What this task involves: Drop the images; return everything else in the listing below exactly.

========================================================================

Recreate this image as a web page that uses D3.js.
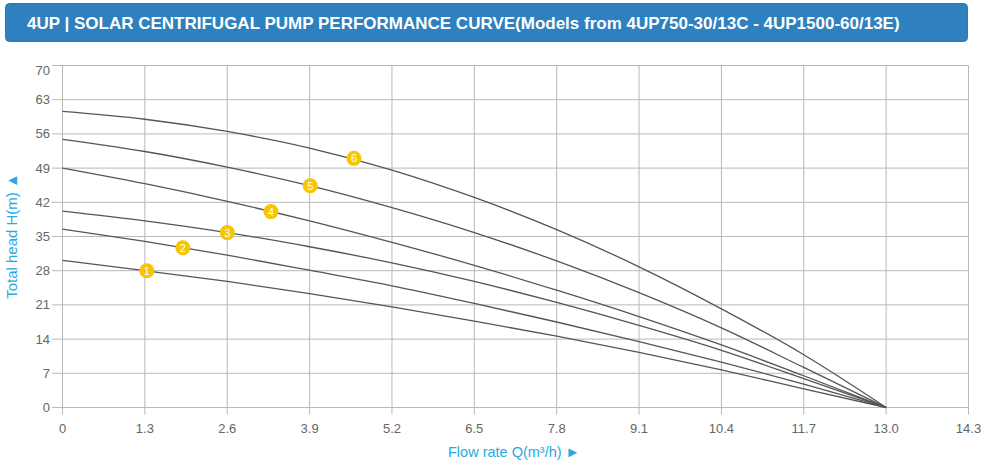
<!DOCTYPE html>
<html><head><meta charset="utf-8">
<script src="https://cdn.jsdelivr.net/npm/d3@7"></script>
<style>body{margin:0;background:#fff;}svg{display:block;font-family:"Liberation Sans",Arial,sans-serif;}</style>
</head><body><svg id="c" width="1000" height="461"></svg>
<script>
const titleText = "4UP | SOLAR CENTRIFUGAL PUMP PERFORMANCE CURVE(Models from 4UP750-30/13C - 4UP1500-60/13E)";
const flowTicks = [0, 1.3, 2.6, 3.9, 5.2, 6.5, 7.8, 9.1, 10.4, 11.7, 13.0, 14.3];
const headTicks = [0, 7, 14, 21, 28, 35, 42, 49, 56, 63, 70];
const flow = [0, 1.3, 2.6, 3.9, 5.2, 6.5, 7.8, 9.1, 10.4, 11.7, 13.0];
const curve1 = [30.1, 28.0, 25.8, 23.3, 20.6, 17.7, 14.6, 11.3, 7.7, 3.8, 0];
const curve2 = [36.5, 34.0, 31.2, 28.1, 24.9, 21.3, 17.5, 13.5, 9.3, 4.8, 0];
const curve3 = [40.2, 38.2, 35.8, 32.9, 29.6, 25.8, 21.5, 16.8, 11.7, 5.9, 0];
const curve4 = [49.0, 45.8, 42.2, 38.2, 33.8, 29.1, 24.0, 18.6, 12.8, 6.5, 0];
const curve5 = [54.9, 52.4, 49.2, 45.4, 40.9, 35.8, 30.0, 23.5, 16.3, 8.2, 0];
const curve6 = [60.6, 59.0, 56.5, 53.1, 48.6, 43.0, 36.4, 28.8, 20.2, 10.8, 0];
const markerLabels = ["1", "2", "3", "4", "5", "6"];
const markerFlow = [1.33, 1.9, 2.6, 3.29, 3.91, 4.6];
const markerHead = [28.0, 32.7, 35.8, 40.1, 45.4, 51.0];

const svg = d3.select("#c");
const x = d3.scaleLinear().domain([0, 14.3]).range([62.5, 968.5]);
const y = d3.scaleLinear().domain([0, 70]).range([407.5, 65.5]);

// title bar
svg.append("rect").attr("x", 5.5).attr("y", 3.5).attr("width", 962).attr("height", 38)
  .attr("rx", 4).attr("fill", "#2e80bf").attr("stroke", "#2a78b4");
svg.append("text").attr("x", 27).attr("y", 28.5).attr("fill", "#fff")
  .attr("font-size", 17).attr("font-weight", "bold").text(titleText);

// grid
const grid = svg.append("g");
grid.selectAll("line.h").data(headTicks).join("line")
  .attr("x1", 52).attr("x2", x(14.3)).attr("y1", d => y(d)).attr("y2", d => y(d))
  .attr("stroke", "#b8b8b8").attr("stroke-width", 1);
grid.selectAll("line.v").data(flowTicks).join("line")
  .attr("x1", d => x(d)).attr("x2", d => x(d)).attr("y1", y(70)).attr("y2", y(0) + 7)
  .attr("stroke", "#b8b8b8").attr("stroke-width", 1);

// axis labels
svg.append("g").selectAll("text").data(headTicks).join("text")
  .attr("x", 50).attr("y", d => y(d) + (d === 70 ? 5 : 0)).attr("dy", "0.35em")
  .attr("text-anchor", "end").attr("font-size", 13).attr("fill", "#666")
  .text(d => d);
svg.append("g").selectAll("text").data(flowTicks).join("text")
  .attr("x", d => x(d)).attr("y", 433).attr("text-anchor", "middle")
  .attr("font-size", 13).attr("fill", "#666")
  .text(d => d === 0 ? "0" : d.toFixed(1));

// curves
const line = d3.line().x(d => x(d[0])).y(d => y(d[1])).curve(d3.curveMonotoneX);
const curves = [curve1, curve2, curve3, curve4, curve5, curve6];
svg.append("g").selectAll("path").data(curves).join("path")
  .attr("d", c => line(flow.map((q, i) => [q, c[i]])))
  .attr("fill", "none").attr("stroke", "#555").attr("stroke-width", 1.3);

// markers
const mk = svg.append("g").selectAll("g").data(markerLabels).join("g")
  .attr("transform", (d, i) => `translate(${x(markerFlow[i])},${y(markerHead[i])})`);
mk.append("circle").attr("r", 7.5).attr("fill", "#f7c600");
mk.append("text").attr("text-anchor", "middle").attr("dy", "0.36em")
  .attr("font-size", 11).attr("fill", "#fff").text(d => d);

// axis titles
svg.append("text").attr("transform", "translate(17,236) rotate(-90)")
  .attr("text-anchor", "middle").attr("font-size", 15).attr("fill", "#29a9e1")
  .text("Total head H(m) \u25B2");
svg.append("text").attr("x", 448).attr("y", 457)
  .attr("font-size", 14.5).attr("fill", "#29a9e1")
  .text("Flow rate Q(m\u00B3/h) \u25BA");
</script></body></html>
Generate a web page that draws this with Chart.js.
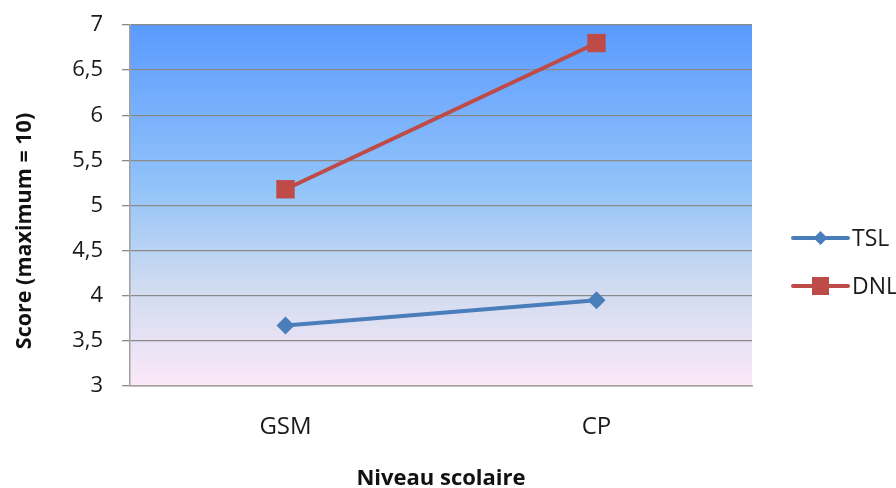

========================================================================

Complete response:
Recreate this image as a web page that uses D3.js.
<!DOCTYPE html>
<html><head><meta charset="utf-8">
<script src="https://cdn.jsdelivr.net/npm/d3@7"></script>
<style>body{margin:0;background:#fff;}svg{display:block;font-family:"Liberation Sans",Arial,sans-serif;}</style>
</head><body><svg id="c" width="1000" height="461"></svg>
<script>
const titleText = "4UP | SOLAR CENTRIFUGAL PUMP PERFORMANCE CURVE(Models from 4UP750-30/13C - 4UP1500-60/13E)";
const flowTicks = [0, 1.3, 2.6, 3.9, 5.2, 6.5, 7.8, 9.1, 10.4, 11.7, 13.0, 14.3];
const headTicks = [0, 7, 14, 21, 28, 35, 42, 49, 56, 63, 70];
const flow = [0, 1.3, 2.6, 3.9, 5.2, 6.5, 7.8, 9.1, 10.4, 11.7, 13.0];
const curve1 = [30.1, 28.0, 25.8, 23.3, 20.6, 17.7, 14.6, 11.3, 7.7, 3.8, 0];
const curve2 = [36.5, 34.0, 31.2, 28.1, 24.9, 21.3, 17.5, 13.5, 9.3, 4.8, 0];
const curve3 = [40.2, 38.2, 35.8, 32.9, 29.6, 25.8, 21.5, 16.8, 11.7, 5.9, 0];
const curve4 = [49.0, 45.8, 42.2, 38.2, 33.8, 29.1, 24.0, 18.6, 12.8, 6.5, 0];
const curve5 = [54.9, 52.4, 49.2, 45.4, 40.9, 35.8, 30.0, 23.5, 16.3, 8.2, 0];
const curve6 = [60.6, 59.0, 56.5, 53.1, 48.6, 43.0, 36.4, 28.8, 20.2, 10.8, 0];
const markerLabels = ["1", "2", "3", "4", "5", "6"];
const markerFlow = [1.33, 1.9, 2.6, 3.29, 3.91, 4.6];
const markerHead = [28.0, 32.7, 35.8, 40.1, 45.4, 51.0];

const svg = d3.select("#c");
const x = d3.scaleLinear().domain([0, 14.3]).range([62.5, 968.5]);
const y = d3.scaleLinear().domain([0, 70]).range([407.5, 65.5]);

// title bar
svg.append("rect").attr("x", 5.5).attr("y", 3.5).attr("width", 962).attr("height", 38)
  .attr("rx", 4).attr("fill", "#2e80bf").attr("stroke", "#2a78b4");
svg.append("text").attr("x", 27).attr("y", 28.5).attr("fill", "#fff")
  .attr("font-size", 17).attr("font-weight", "bold").text(titleText);

// grid
const grid = svg.append("g");
grid.selectAll("line.h").data(headTicks).join("line")
  .attr("x1", 52).attr("x2", x(14.3)).attr("y1", d => y(d)).attr("y2", d => y(d))
  .attr("stroke", "#b8b8b8").attr("stroke-width", 1);
grid.selectAll("line.v").data(flowTicks).join("line")
  .attr("x1", d => x(d)).attr("x2", d => x(d)).attr("y1", y(70)).attr("y2", y(0) + 7)
  .attr("stroke", "#b8b8b8").attr("stroke-width", 1);

// axis labels
svg.append("g").selectAll("text").data(headTicks).join("text")
  .attr("x", 50).attr("y", d => y(d) + (d === 70 ? 5 : 0)).attr("dy", "0.35em")
  .attr("text-anchor", "end").attr("font-size", 13).attr("fill", "#666")
  .text(d => d);
svg.append("g").selectAll("text").data(flowTicks).join("text")
  .attr("x", d => x(d)).attr("y", 433).attr("text-anchor", "middle")
  .attr("font-size", 13).attr("fill", "#666")
  .text(d => d === 0 ? "0" : d.toFixed(1));

// curves
const line = d3.line().x(d => x(d[0])).y(d => y(d[1])).curve(d3.curveMonotoneX);
const curves = [curve1, curve2, curve3, curve4, curve5, curve6];
svg.append("g").selectAll("path").data(curves).join("path")
  .attr("d", c => line(flow.map((q, i) => [q, c[i]])))
  .attr("fill", "none").attr("stroke", "#555").attr("stroke-width", 1.3);

// markers
const mk = svg.append("g").selectAll("g").data(markerLabels).join("g")
  .attr("transform", (d, i) => `translate(${x(markerFlow[i])},${y(markerHead[i])})`);
mk.append("circle").attr("r", 7.5).attr("fill", "#f7c600");
mk.append("text").attr("text-anchor", "middle").attr("dy", "0.36em")
  .attr("font-size", 11).attr("fill", "#fff").text(d => d);

// axis titles
svg.append("text").attr("transform", "translate(17,236) rotate(-90)")
  .attr("text-anchor", "middle").attr("font-size", 15).attr("fill", "#29a9e1")
  .text("Total head H(m) \u25B2");
svg.append("text").attr("x", 448).attr("y", 457)
  .attr("font-size", 14.5).attr("fill", "#29a9e1")
  .text("Flow rate Q(m\u00B3/h) \u25BA");
</script></body></html>
Generate a web page that draws this with Chart.js.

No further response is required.